Another old memory flashed in Simon’s mind, absolutely unwelcome: Alec’s pale, furious face as he looked down at Clary. Maybe Alec hated Clary, too. Maybe once someone crossed him, he never forgot and never forgave, and would always hate them both.

His hideous imaginings were interrupted by a sensation around their dinner table.

“What? Where? When? How? Did Magnus seem like an athletic yet tender lover?” Julie demanded.

“Julie!” said Beatriz.

“Thank you, Beatriz,” said Simon.

“Don’t say a word, Simon,” said Beatriz. “Not until I have acquired a pen and paper so I can write down everything you say. I’m sorry, Simon, but they are famous, and celebrities have to bear with this interest in their love lives. They’re like Brangelina.”

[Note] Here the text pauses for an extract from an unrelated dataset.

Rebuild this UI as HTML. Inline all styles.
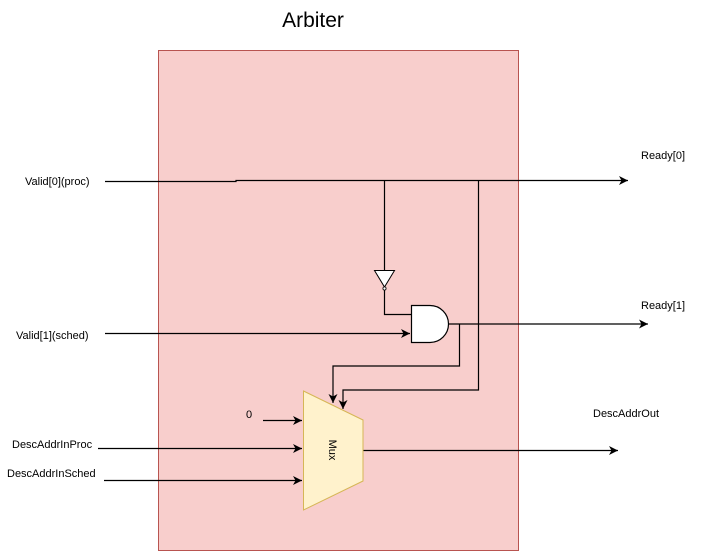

Beatriz rummaged through her bag until she found a notebook, and then opened it and gazed at Simon with an expectant air.

Julie, Idris born and bred, made a face. “What is Brangelina? It sounds like a demon.”

“It does not!” George protested. “I believe in their love.”

“They are not like Brangelina,” Simon said. “What would you even call them? Algnus? That sounds like a foot disease.”

“Obviously you would call them Malec,” said Beatriz. “Are you stupid, Simon?”

“I will not be distracted!” said Julie. “Does Magnus have piercings? Of course he does; when would he miss an opportunity to shine?”

“I didn’t notice, and even if I had noticed, I wouldn’t discuss it,” said Simon.

“Oh, because people in the mundane world never obsess about celebrities and their love lives,” Beatriz said. “See also, Brangelina. And that boy band George is obsessed with. He has all kinds of theories about their romances.”

“What . . . boy band . . . George is obsessed with?” Simon asked slowly.

George looked shifty. “I don’t want to talk about it. The band’s going through some hard times lately, and it makes me too sad.”

Far too many disturbing and upsetting things had happened to Simon today. He decided to stop thinking about George and the boy band.

“I’m the one who grew up a subway ride from Broadway, I know people get too interested in celebrities,” he said. “But it’s weird for me when you girls obsess over Jace or Magnus. It’s weird when Jon trails after Isabelle with his tongue hanging out.”

“Is George’s crush on Clary weird too?” asked Beatriz.

“Is this Betray George Day, Beatriz?” George demanded. “Si, I may have had certain thoughts about certain pocket-size vixens, but I would never tell you about them! I don’t want to make it weird!”

“Pocket-size vixens?” Simon stared. “Congratulations, you made it weird.”

George hung his head in shame.

“It’s weird for me because everybody acts as if they know famous people, but I really do know these people. They’re not images, like posters to hang on the wall. They’re not anything like you think they are. They have a right to privacy. It’s weird because I see everyone acting like they know who my friends are, when they only know a tiny bit of them, and it’s weird to see anyone acting as if they have some sort of claim on my friends and their lives.”